Institutional investors struggle to execute large block trades without moving the market against themselves. They know that banks do not have the balance sheet to take down their clients’ positions at a small discount, assume the principal risk and work them down over time. And so even asking dealers for quotes risks an indiscreet flurry of requests for off-setting trades that tips a customer’s hand before it has bought or sold a single bond.

The buy side has started to do the job for themselves. The good news is that it appears to be working.

In July, Liquidnet, the member-owned trading network on which 850 of the world’s largest asset managers execute large equity and bond trades anonymously, minimizing market impact, surveyed buy-side traders at 52 of the world’s largest mutual, pension and hedge funds. The survey covered the impact of Mifid II (very big in Europe, pretty substantial in the rest of the world), the rise of electronic trading (it’s going to continue) and capacity to execute large trades. 

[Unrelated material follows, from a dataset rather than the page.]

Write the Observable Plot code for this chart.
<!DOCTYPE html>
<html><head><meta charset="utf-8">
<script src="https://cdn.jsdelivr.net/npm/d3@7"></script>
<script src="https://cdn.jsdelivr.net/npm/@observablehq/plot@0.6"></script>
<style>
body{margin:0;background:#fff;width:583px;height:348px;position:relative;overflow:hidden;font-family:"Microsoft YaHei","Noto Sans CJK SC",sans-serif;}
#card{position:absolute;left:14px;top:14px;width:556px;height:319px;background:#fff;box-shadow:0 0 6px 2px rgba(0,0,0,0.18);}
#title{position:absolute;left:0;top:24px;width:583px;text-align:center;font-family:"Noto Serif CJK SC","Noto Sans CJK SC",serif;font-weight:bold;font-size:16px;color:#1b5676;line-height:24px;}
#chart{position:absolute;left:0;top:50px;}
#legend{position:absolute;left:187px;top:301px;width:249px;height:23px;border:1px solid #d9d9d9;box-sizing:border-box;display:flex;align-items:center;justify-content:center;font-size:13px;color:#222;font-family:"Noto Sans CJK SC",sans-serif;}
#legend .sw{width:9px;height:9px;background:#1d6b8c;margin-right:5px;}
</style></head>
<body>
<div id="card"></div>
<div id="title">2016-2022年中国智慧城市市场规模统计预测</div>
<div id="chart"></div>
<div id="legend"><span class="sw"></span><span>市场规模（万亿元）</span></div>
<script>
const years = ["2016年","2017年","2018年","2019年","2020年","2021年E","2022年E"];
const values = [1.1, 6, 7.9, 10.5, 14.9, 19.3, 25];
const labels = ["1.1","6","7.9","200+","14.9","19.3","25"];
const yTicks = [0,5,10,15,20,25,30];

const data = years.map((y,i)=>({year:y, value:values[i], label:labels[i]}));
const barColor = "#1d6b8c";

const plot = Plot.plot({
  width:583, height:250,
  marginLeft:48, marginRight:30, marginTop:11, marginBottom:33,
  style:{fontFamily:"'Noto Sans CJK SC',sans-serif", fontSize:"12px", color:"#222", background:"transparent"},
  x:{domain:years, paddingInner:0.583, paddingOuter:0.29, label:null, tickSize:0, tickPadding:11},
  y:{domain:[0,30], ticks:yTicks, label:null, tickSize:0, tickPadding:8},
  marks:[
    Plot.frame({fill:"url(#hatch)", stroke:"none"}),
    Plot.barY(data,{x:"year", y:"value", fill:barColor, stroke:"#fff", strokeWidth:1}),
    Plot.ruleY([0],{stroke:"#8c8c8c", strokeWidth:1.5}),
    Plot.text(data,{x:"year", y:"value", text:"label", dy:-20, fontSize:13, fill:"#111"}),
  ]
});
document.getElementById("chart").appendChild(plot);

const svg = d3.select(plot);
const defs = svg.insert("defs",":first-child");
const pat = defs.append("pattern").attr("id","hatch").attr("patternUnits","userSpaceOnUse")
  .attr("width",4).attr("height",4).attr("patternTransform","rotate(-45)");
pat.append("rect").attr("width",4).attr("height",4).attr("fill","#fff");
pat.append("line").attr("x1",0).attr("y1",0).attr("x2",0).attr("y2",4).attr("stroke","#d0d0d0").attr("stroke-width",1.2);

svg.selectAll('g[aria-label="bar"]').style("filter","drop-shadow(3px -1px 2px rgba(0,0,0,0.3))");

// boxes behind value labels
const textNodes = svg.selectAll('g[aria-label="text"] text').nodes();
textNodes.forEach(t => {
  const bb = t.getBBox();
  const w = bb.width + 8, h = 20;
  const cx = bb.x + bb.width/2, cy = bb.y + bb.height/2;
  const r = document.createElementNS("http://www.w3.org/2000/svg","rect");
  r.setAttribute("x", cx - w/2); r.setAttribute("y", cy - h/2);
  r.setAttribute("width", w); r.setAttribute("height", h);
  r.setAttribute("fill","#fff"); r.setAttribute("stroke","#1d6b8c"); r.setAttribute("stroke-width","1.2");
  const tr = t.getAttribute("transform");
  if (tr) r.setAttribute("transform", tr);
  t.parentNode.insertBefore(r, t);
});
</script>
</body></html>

It comes as no surprise that access to liquidity remains the number one focus of both US and European traders when selecting a trading venue. More intriguing is that a majority of respondents indicated that bond liquidity conditions were better than a year ago. What might be behind that? Half of those surveyed reported an increase in fixed income electronic trading in the last year, with 54% indicating that peer-to-peer platforms are now complementing their existing workflows.

Liquidnet’s most basic crossing service allows institutions to rest block-size orders anonymously and passively on the network in the hope that another asset manager will supply an indication that it has the opposite side of the trade. But match rates are low – much lower in bonds than in equities – because of the large number of different bond securities. So Liquidnet established a new protocol of targeted indications that allows an investor seeking to sell a block of bonds, for example, to send indications that it is looking to sell only to so-called ‘contras’ – investors who have been buyers in the last few days.

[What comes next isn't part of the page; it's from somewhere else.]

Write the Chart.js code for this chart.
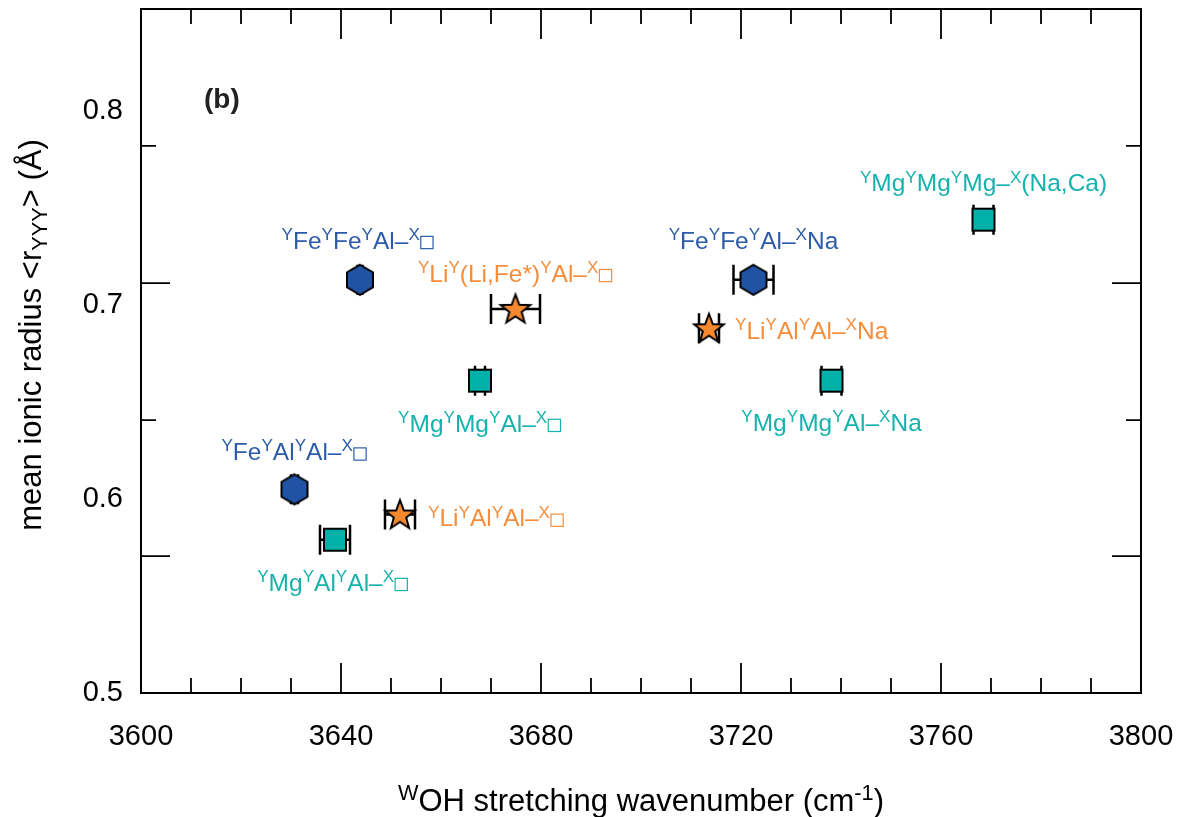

It is just one indication among many of how new marketplaces are slowly devising trading protocols and technology to reveal new liquidity for investors; connecting them to participants that might take the other side of their trades, without revealing their intentions. 

MarketAxess first established open trading protocols in 2013 to enable all-to-all trading, linking investors directly to other buy-side firms without going through broker dealers. It began to report a seismic shift in buy-side behaviour last year, with big increases in investors making prices to each other – not continuously like market makers, but sufficiently frequently and in such size that by the third quarter of last year approximately 50% of all liquidity being provided via open trading was coming from other buy-side clients. 

Welcome sign

This improvement is a welcome sign of the market fixing itself, if not before time. It became obvious to investors five years ago that post-crisis regulation had so reduced the capacity of dealers to intermediate the bond market as principals that the asset managers would have to find a way to do this for themselves.

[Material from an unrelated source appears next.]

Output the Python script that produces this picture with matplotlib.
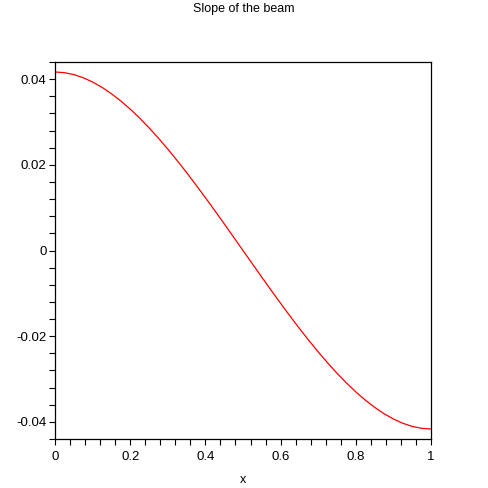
import matplotlib
matplotlib.use("Agg")
import matplotlib.pyplot as plt
from matplotlib.ticker import MultipleLocator

title = "Slope of the beam"
x_label = "x"
x_vals = [0.0, 0.025, 0.05, 0.075, 0.1, 0.125, 0.15, 0.175, 0.2, 0.225, 0.25,
          0.275, 0.3, 0.325, 0.35, 0.375, 0.4, 0.425, 0.45, 0.475, 0.5,
          0.525, 0.55, 0.575, 0.6, 0.625, 0.65, 0.675, 0.7, 0.725, 0.75,
          0.775, 0.8, 0.825, 0.85, 0.875, 0.9, 0.925, 0.95, 0.975, 1.0]
slope = [0.04167, 0.04151, 0.04106, 0.04033, 0.03933, 0.03809, 0.03660, 0.03490,
         0.03300, 0.03091, 0.02865, 0.02623, 0.02367, 0.02098, 0.01819, 0.01530,
         0.01233, 0.00931, 0.00623, 0.00312, 0.0,
         -0.00312, -0.00623, -0.00931, -0.01233, -0.01530, -0.01819, -0.02098,
         -0.02367, -0.02623, -0.02865, -0.03091, -0.03300, -0.03490, -0.03660,
         -0.03809, -0.03933, -0.04033, -0.04106, -0.04151, -0.04167]
x_ticks = [0, 0.2, 0.4, 0.6, 0.8, 1]
x_tick_labels = ["0", "0.2", "0.4", "0.6", "0.8", "1"]
y_ticks = [-0.04, -0.02, 0, 0.02, 0.04]
y_tick_labels = ["-0.04", "-0.02", "0", "0.02", "0.04"]

plt.rcParams['font.family'] = ['Liberation Sans', 'DejaVu Sans']
fig = plt.figure(figsize=(4.88, 4.88), dpi=100)
ax = fig.add_axes([55/488, 49/488, 376/488, 377/488])
ax.plot(x_vals, slope, color="#ff0000", lw=0.9)
ax.set_xlim(0, 1)
ax.set_ylim(-0.044, 0.044)
ax.set_xticks(x_ticks)
ax.set_xticklabels(x_tick_labels)
ax.set_yticks(y_ticks)
ax.set_yticklabels(y_tick_labels)
ax.xaxis.set_minor_locator(MultipleLocator(0.04))
ax.yaxis.set_minor_locator(MultipleLocator(0.004))
ax.tick_params(which="both", direction="out", length=4, width=0.8,
               labelsize=9.5, pad=2, top=False, right=False)
ax.tick_params(axis="x", pad=5)
for s in ax.spines.values():
    s.set_linewidth(0.9)
ax.set_xlabel(x_label, fontsize=9, labelpad=7.5)
fig.suptitle(title, fontsize=9, y=0.993, va="top")
fig.savefig("out.png", dpi=100)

That’s hard enough. But there is another structural issue at play here. Transparency has become central to regulators’ efforts to ensure that end investors are not being ripped off by the asset managers who deploy their money and by the banks that service the asset managers. 

Mifid II requires data capture and audit trails to prove best execution.

But transparency is something buy-side traders looking to execute large strategic orders without moving prices against themselves are desperate to avoid. Indeed, the journey from anonymously resting a passive order in the hope a match will appear, towards targeted dissemination of indications of interest is a path across all the dark pools in which investors only reluctantly, as their desperation to execute increases, enter lit markets where they know transacting is bound to have damaging market impact.

Capturing reliable and timely price data from dark-pool execution in order to benchmark transaction cost and best execution analysis will be the focus for trading venues, buy- and sell-side market participants and regulators for years to come.

Figuring out that investors had to make prices and supply liquidity to each other was the easy part.